Well, in some ways, it is all about the presents and there's no way getting around that.  When you are a little kid, the excitement of it, the anticipation, the wonder gets mixed in with presents.  And that's okay, in my opinion, as long as it doesn't get out of hand.  We tend to let them get excited about anticipating presents, but also reign them in when it feels like they are just selfishly wishing and hoping. 
I think a big (very very big) way to help your children not focus on presents (or just "things" in general) is to limit their television watching.  I know lots of people say that, but I see a very big different in my children's attitudes when they have been watching tv and when they haven't.  We don't own a television.  That's for another post though . . .we won't get into that now. 
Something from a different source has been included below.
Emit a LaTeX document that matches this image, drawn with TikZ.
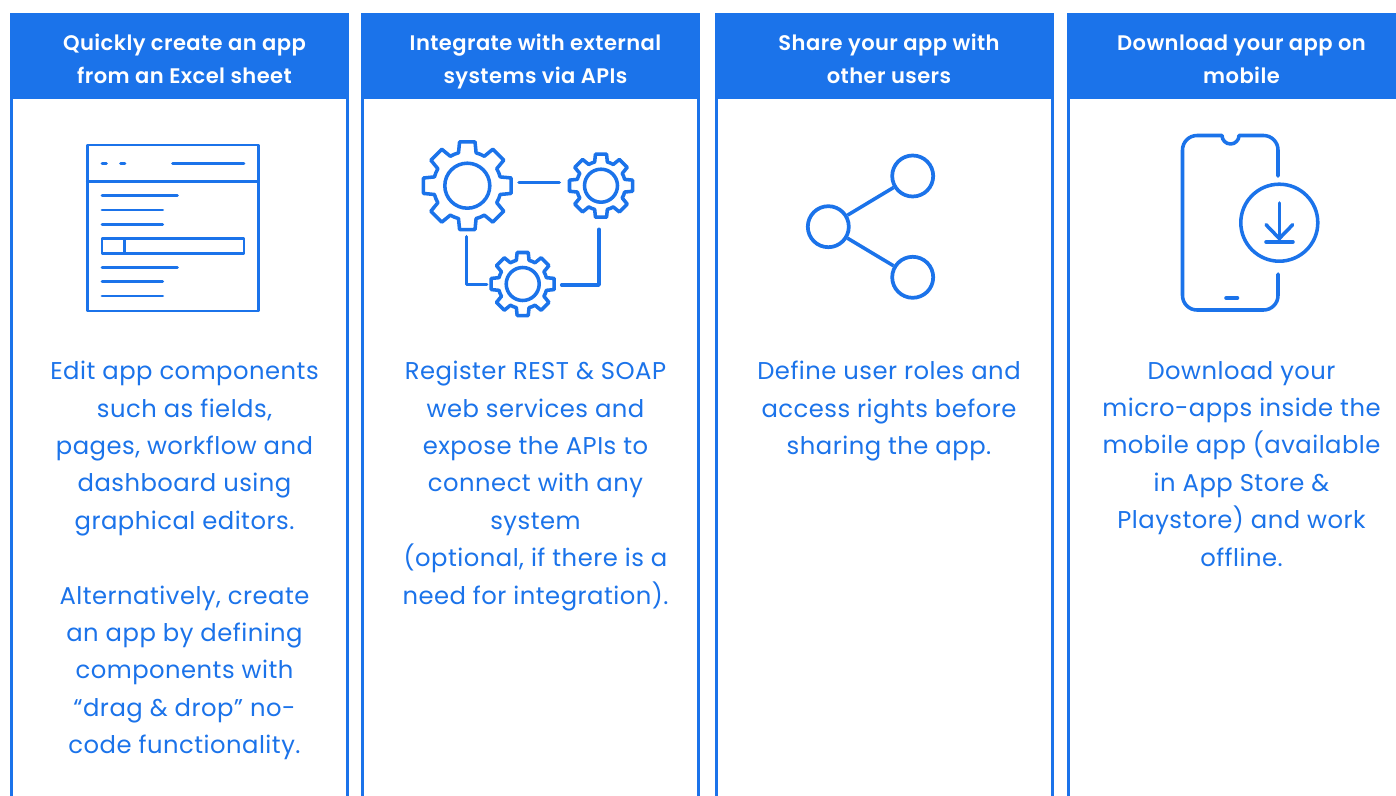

So having said that, some practical things we do:
+We do an advent reading every night.  It's short and sweet.  We light our advent candle, we read Scripture, and we sing a song.  Then they get a small treat. 
+We tell them the story of Christ's birth over and over and over again.  We read books about it.  We focus on it as much as we can while we're decorating and baking and partying.
+This year we're also doing a Jesse tree.  I'm sure most of you have heard of it.  There are a lot of resources out there to do this.  We're using this book.

Oh, and in case anyone is wondering about Santa Claus.  We tell our kids about the real Santa Claus, Saint Nicholas.  There are plenty of books out there to read about Saint Nicholas.  I just recently found several I hadn't read at my local library.  We have this book and I like it a lot too.  Everyone does the Santa Claus thing differently and I tend to not want to mettle with your way of doing things when it comes to St. Nick.  Do whatever you feel is right.

Lastly, I got several Christmas book suggestions from here, if you're interested.  She has several along her sidebar.

So there you go.  My ideas.  Anyone want to share your ideas?